Sarah Saunders, Director of Learning and Innovation at the V&A Museum of Design Dundee writes for the Scottish Museums Federation in our latest blog
It’s June 2016 and on Dundee’s beautiful waterfront a truly extraordinary building is taking shape alongside new public spaces, roads, a station and other exciting hotel and retail developments. Designed by Japanese architect Kengo Kuma and opening in 2018, this iconic building will be Scotland’s first design museum.
When I joined V&A Dundee in 2013 there were only a handful of people in the team and we all knew what a massive challenge we had ahead of us. Looking back it would have felt far more daunting had it not been for the passion, determination and imagination of everyone involved.

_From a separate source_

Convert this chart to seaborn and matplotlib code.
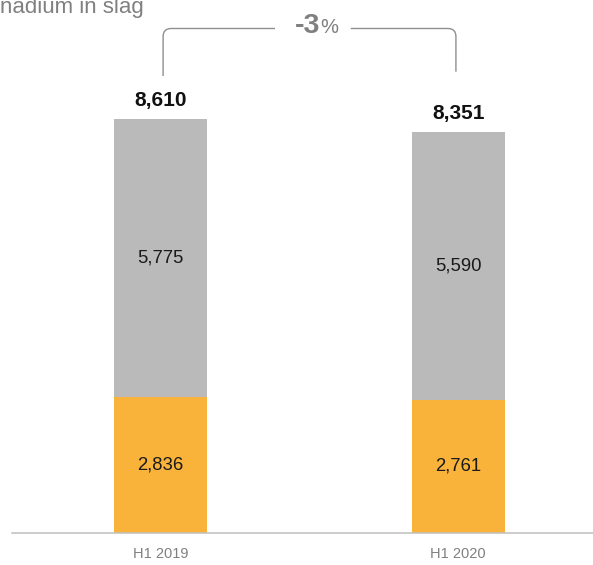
import matplotlib
matplotlib.use("Agg")
import matplotlib.pyplot as plt
from matplotlib.path import Path
from matplotlib.patches import PathPatch
import seaborn as sns
import pandas as pd

# ---- data ----
categories = ["H1 2019", "H1 2020"]
bottom_vals = [2836, 2761]      # orange segment
top_vals = [5775, 5590]         # gray segment
total_labels = ["8,610", "8,351"]
bottom_labels = ["2,836", "2,761"]
top_labels = ["5,775", "5,590"]
change_num = "-3"
change_unit = "%"
title_text = "nadium in slag"

totals = [b + t for b, t in zip(bottom_vals, top_vals)]
df = pd.DataFrame({"cat": categories, "bottom": bottom_vals, "top": top_vals, "total": totals})

sns.set_theme(style="white")
plt.rcParams["font.family"] = ["Liberation Sans", "DejaVu Sans"]

W, H = 593, 565
fig = plt.figure(figsize=(W / 100, H / 100), dpi=100)
ax = fig.add_axes([12 / W, (H - 532.7) / H, (W - 12) / W, 532.7 / H])

ORANGE = "#F9B33B"
GRAY = "#BABABA"
BAR_W = 0.3135

sns.barplot(data=df, x="cat", y="total", color=GRAY, width=BAR_W, ax=ax,
            saturation=1, edgecolor="none", linewidth=0)
sns.barplot(data=df, x="cat", y="bottom", color=ORANGE, width=BAR_W, ax=ax,
            saturation=1, edgecolor="none", linewidth=0)

ax.set_xlim(-0.4997, 1.4526)
ax.set_ylim(0, 11096)
ax.set_xlabel("")
ax.set_ylabel("")
ax.set_yticks([])
for s in ["top", "left", "right"]:
    ax.spines[s].set_visible(False)
ax.spines["bottom"].set_color("#BFBFBF")
ax.spines["bottom"].set_linewidth(1.1)
ax.tick_params(axis="x", length=0, pad=10, labelsize=10.5, labelcolor="#808080")

# segment labels
for i in range(len(categories)):
    ax.text(i, bottom_vals[i] / 2, bottom_labels[i], ha="center", va="center",
            fontsize=13.3, color="#1a1a1a")
    ax.text(i, bottom_vals[i] + top_vals[i] / 2, top_labels[i], ha="center", va="center",
            fontsize=13.3, color="#1a1a1a")
    ax.annotate(total_labels[i], xy=(i, totals[i]), xytext=(0, 9.3), textcoords="offset points",
                ha="center", va="baseline", fontsize=15, fontweight="bold", color="#111111")

# bracket
px_per_unit_x = 297.6
px_per_val = 532.7 / 11096
def ydata(ypx):
    return (532.7 - ypx) / px_per_val

xl, xr = 0.008, 0.992
ytop = ydata(28.5)
yl_bot = ydata(76)
yr_bot = ydata(71.7)
rx = 8 / px_per_unit_x
ry = 8 / px_per_val
gap_l, gap_r = (275 - 160.7) / px_per_unit_x, (350.7 - 160.7) / px_per_unit_x

verts = [(xl, yl_bot), (xl, ytop - ry), (xl, ytop), (xl + rx, ytop), (gap_l, ytop)]
codes = [Path.MOVETO, Path.LINETO, Path.CURVE3, Path.CURVE3, Path.LINETO]
verts += [(gap_r, ytop), (xr - rx, ytop), (xr, ytop), (xr, ytop - ry), (xr, yr_bot)]
codes += [Path.MOVETO, Path.LINETO, Path.CURVE3, Path.CURVE3, Path.LINETO]
ax.add_patch(PathPatch(Path(verts, codes), fill=False, edgecolor="#8F8F8F", lw=1.0,
                       clip_on=False))

xsplit = (319.8 - 160.7) / px_per_unit_x
ybase = ydata(32.7)
ax.text(xsplit, ybase, change_num, ha="right", va="baseline", fontsize=20.5,
        fontweight="bold", color="#808080")
ax.text(xsplit + 0.5 / px_per_unit_x, ybase, change_unit, ha="left", va="baseline",
        fontsize=14.5, color="#808080")

# title (cut off at the top-left like the reference)
fig.text(-0.5 / W, 1 - 13.5 / H, title_text, ha="left", va="baseline", fontsize=16,
         color="#808080")

fig.savefig("out.png", dpi=100)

I quickly realised the first priority for developing the learning programmes was to listen to and engage communities and individuals locally, giving them more information about the purpose and vision of the museum.
Kengo Kuma’s vision for V&A Dundee is a ‘living room for the city’ and it was this idea that inspired our first community project. So, where better to start the journey of getting to know our community than by visiting them in their own living rooms, surrounded by the design they love and have chosen, made or personalised?
The project, A Living Room For The City, enabled people to share photos of their living rooms – or other places where they felt at home – and to start conversations about design and how their spaces made them feel. Engaging with the eight community wards in Dundee, we held workshops where people of all ages and backgrounds designed and made lights for their homes which were then showcased in an exhibition in Abertay University’s Hannah Maclure Centre.
From these early beginnings, we have worked with a range of partners to develop our strategy and pilot programmes. For the local community this included our first Schools Design Challenge which invited all S1 pupils (aged 11 and 12) in Dundee and Angus to come up with ideas of how they would improve their school. The challenge was developed with teachers and Education Scotland. Over 1,000 pupils in 250 teams took part and ten schools were selected to develop prototypes at a Design Jam.
The results were filmed and exhibited in the Overgate shopping centre in March 2016 and at the first Dundee Design Festival in May. So far their designs have been seen by over 40,000 people in person or through our videos online.
Not having a building has been challenging, but equally it has made us more collaborative and enables us to have more visibility in the community.
Our Community Garden project is another example of local engagement, this time working with a local charity called Art Angel, run by and for people with experience of mental health difficulties. We worked with a core group of participants and teamed them up with local architects kennedytwaddle, designer Linsey McIntosh and landscape architects Macfarlane + Associates to co-design a V&A Dundee Community Garden as part of the new waterfront development.
The participants worked together as a design team to develop the garden concept, from ideas and research to themes, features, seasonal planting, drawings and model making. Through the design process those involved gained skills, confidence, a sense of pride, and were able to share their skills and make effective contributions in gardening, designing and making. They will also be involved with the construction and planting of the garden which will open to the public later this year. For the participants it is an achievement that will no doubt inspire the many thousands of people who will visit and enjoy the garden over the years to come.
All of these projects have shaped the ethos of our museum. Of everything we have learnt so far, possibly the biggest lesson is that design can enrich lives – and that anyone can be a designer and use design to have a positive impact on their own life, their community or their organisation.